Exercise goal: Can you write out all the lines word for word, with no pictures?

Data:
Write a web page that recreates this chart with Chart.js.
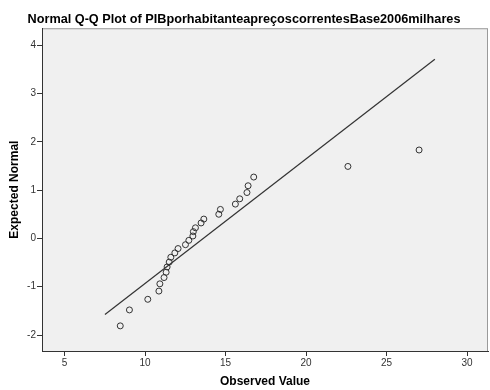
<!DOCTYPE html>
<html>
<head>
<meta charset="utf-8">
<script src="https://cdn.jsdelivr.net/npm/chart.js@4/dist/chart.umd.min.js"></script>
<style>
  html, body { margin: 0; padding: 0; background: #ffffff; overflow: hidden; }
  #wrap { width: 490px; height: 390px; }
  #qq { display: block; }
</style>
</head>
<body>
<div id="wrap"><canvas id="qq" width="490" height="390"></canvas></div>
<script>
const observed = [8.46, 9.03, 10.17, 10.86, 10.92, 11.18, 11.31, 11.37, 11.50, 11.60,
                  11.85, 12.05, 12.51, 12.72, 12.97, 13.00, 13.13, 13.48, 13.65, 14.58,
                  14.68, 15.61, 15.88, 16.33, 16.40, 16.75, 22.60, 27.02];
const expected = [-1.81, -1.48, -1.26, -1.09, -0.94, -0.81, -0.70, -0.59, -0.49, -0.39,
                  -0.30, -0.21, -0.13, -0.04, 0.05, 0.14, 0.22, 0.32, 0.40, 0.50,
                  0.60, 0.71, 0.82, 0.95, 1.09, 1.27, 1.49, 1.83];
// reference line end points
const refLineX = [7.51, 28.0];
const refLineY = [-1.575, 3.71];

const xTicks = [5, 10, 15, 20, 25, 30];
const yTicks = [-2, -1, 0, 1, 2, 3, 4];

// grey plot panel with a light frame
const plotBg = {
    id: 'plotBg',
    beforeDraw(chart) {
        const { ctx, chartArea: a } = chart;
        ctx.save();
        ctx.fillStyle = '#f0f0f0';
        ctx.fillRect(a.left, a.top, a.right - a.left, a.bottom - a.top);
        ctx.strokeStyle = '#9a9a9a';
        ctx.lineWidth = 1;
        ctx.strokeRect(a.left + 0.5, a.top + 0.5, a.right - a.left - 1, a.bottom - a.top);
        ctx.restore();
    }
};

const tickFont = { family: 'Arial, "Liberation Sans", sans-serif', size: 10 };
const titleFont = { family: 'Arial, "Liberation Sans", sans-serif', size: 12, weight: 'bold' };

new Chart(document.getElementById('qq'), {
    type: 'scatter',
    data: {
        datasets: [
            {
                type: 'line',
                data: refLineX.map((x, i) => ({ x: x, y: refLineY[i] })),
                borderColor: '#333333',
                borderWidth: 1.2,
                pointRadius: 0,
                fill: false
            },
            {
                data: observed.map((x, i) => ({ x: x, y: expected[i] })),
                pointStyle: 'circle',
                pointRadius: 3,
                borderColor: '#333333',
                borderWidth: 1,
                backgroundColor: 'rgba(0,0,0,0)'
            }
        ]
    },
    options: {
        responsive: false,
        animation: false,
        layout: { autoPadding: false, padding: { top: 0, right: 2, bottom: 0, left: 0 } },
        plugins: {
            legend: { display: false },
            tooltip: { enabled: false },
            title: {
                display: true,
                text: 'Normal Q-Q Plot of PIBporhabitanteapreçoscorrentesBase2006milhares',
                color: '#000000',
                font: { family: titleFont.family, size: 12.7, weight: 'bold' },
                padding: { top: 12, bottom: 1 }
            }
        },
        scales: {
            x: {
                type: 'linear',
                min: 3.6,
                max: 31.3,
                afterBuildTicks: (s) => { s.ticks = xTicks.map(v => ({ value: v })); },
                afterFit: (s) => { s.height = 39; s.paddingLeft = 0; s.paddingRight = 0; },
                ticks: { color: '#333333', font: tickFont, padding: 1, maxRotation: 0 },
                grid: { drawOnChartArea: false, drawTicks: true, tickLength: 5, color: '#333333' },
                border: { display: true, color: '#333333', width: 1 },
                title: {
                    display: true,
                    text: 'Observed Value',
                    color: '#000000',
                    font: titleFont,
                    padding: { top: 0, bottom: 1 }
                }
            },
            y: {
                type: 'linear',
                min: -2.33,
                max: 4.35,
                afterBuildTicks: (s) => { s.ticks = yTicks.map(v => ({ value: v })); },
                afterFit: (s) => { s.width = 42; s.paddingTop = 0; s.paddingBottom = 0; },
                ticks: { color: '#333333', font: tickFont, padding: 1 },
                grid: { drawOnChartArea: false, drawTicks: true, tickLength: 5, color: '#333333' },
                border: { display: true, color: '#333333', width: 1 },
                title: {
                    display: true,
                    text: 'Expected Normal',
                    color: '#000000',
                    font: titleFont,
                    padding: { top: 7, bottom: 0 }
                }
            }
        }
    },
    plugins: [plotBg]
});
</script>
</body>
</html>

Response to the exercise:
Write a web page that recreates this chart with Chart.js.
<!DOCTYPE html>
<html>
<head>
<meta charset="utf-8">
<script src="https://cdn.jsdelivr.net/npm/chart.js@4/dist/chart.umd.min.js"></script>
<style>
  html, body { margin: 0; padding: 0; background: #ffffff; overflow: hidden; }
  #wrap { width: 490px; height: 390px; }
  #qq { display: block; }
</style>
</head>
<body>
<div id="wrap"><canvas id="qq" width="490" height="390"></canvas></div>
<script>
const observed = [8.46, 9.03, 10.17, 10.86, 10.92, 11.18, 11.31, 11.37, 11.50, 11.60,
                  11.85, 12.05, 12.51, 12.72, 12.97, 13.00, 13.13, 13.48, 13.65, 14.58,
                  14.68, 15.61, 15.88, 16.33, 16.40, 16.75, 22.60, 27.02];
const expected = [-1.81, -1.48, -1.26, -1.09, -0.94, -0.81, -0.70, -0.59, -0.49, -0.39,
                  -0.30, -0.21, -0.13, -0.04, 0.05, 0.14, 0.22, 0.32, 0.40, 0.50,
                  0.60, 0.71, 0.82, 0.95, 1.09, 1.27, 1.49, 1.83];
// reference line end points
const refLineX = [7.51, 28.0];
const refLineY = [-1.575, 3.71];

const xTicks = [5, 10, 15, 20, 25, 30];
const yTicks = [-2, -1, 0, 1, 2, 3, 4];

// grey plot panel with a light frame
const plotBg = {
    id: 'plotBg',
    beforeDraw(chart) {
        const { ctx, chartArea: a } = chart;
        ctx.save();
        ctx.fillStyle = '#f0f0f0';
        ctx.fillRect(a.left, a.top, a.right - a.left, a.bottom - a.top);
        ctx.strokeStyle = '#9a9a9a';
        ctx.lineWidth = 1;
        ctx.strokeRect(a.left + 0.5, a.top + 0.5, a.right - a.left - 1, a.bottom - a.top);
        ctx.restore();
    }
};

const tickFont = { family: 'Arial, "Liberation Sans", sans-serif', size: 10 };
const titleFont = { family: 'Arial, "Liberation Sans", sans-serif', size: 12, weight: 'bold' };

new Chart(document.getElementById('qq'), {
    type: 'scatter',
    data: {
        datasets: [
            {
                type: 'line',
                data: refLineX.map((x, i) => ({ x: x, y: refLineY[i] })),
                borderColor: '#333333',
                borderWidth: 1.2,
                pointRadius: 0,
                fill: false
            },
            {
                data: observed.map((x, i) => ({ x: x, y: expected[i] })),
                pointStyle: 'circle',
                pointRadius: 3,
                borderColor: '#333333',
                borderWidth: 1,
                backgroundColor: 'rgba(0,0,0,0)'
            }
        ]
    },
    options: {
        responsive: false,
        animation: false,
        layout: { autoPadding: false, padding: { top: 0, right: 2, bottom: 0, left: 0 } },
        plugins: {
            legend: { display: false },
            tooltip: { enabled: false },
            title: {
                display: true,
                text: 'Normal Q-Q Plot of PIBporhabitanteapreçoscorrentesBase2006milhares',
                color: '#000000',
                font: { family: titleFont.family, size: 12.7, weight: 'bold' },
                padding: { top: 12, bottom: 1 }
            }
        },
        scales: {
            x: {
                type: 'linear',
                min: 3.6,
                max: 31.3,
                afterBuildTicks: (s) => { s.ticks = xTicks.map(v => ({ value: v })); },
                afterFit: (s) => { s.height = 39; s.paddingLeft = 0; s.paddingRight = 0; },
                ticks: { color: '#333333', font: tickFont, padding: 1, maxRotation: 0 },
                grid: { drawOnChartArea: false, drawTicks: true, tickLength: 5, color: '#333333' },
                border: { display: true, color: '#333333', width: 1 },
                title: {
                    display: true,
                    text: 'Observed Value',
                    color: '#000000',
                    font: titleFont,
                    padding: { top: 0, bottom: 1 }
                }
            },
            y: {
                type: 'linear',
                min: -2.33,
                max: 4.35,
                afterBuildTicks: (s) => { s.ticks = yTicks.map(v => ({ value: v })); },
                afterFit: (s) => { s.width = 42; s.paddingTop = 0; s.paddingBottom = 0; },
                ticks: { color: '#333333', font: tickFont, padding: 1 },
                grid: { drawOnChartArea: false, drawTicks: true, tickLength: 5, color: '#333333' },
                border: { display: true, color: '#333333', width: 1 },
                title: {
                    display: true,
                    text: 'Expected Normal',
                    color: '#000000',
                    font: titleFont,
                    padding: { top: 7, bottom: 0 }
                }
            }
        }
    },
    plugins: [plotBg]
});
</script>
</body>
</html>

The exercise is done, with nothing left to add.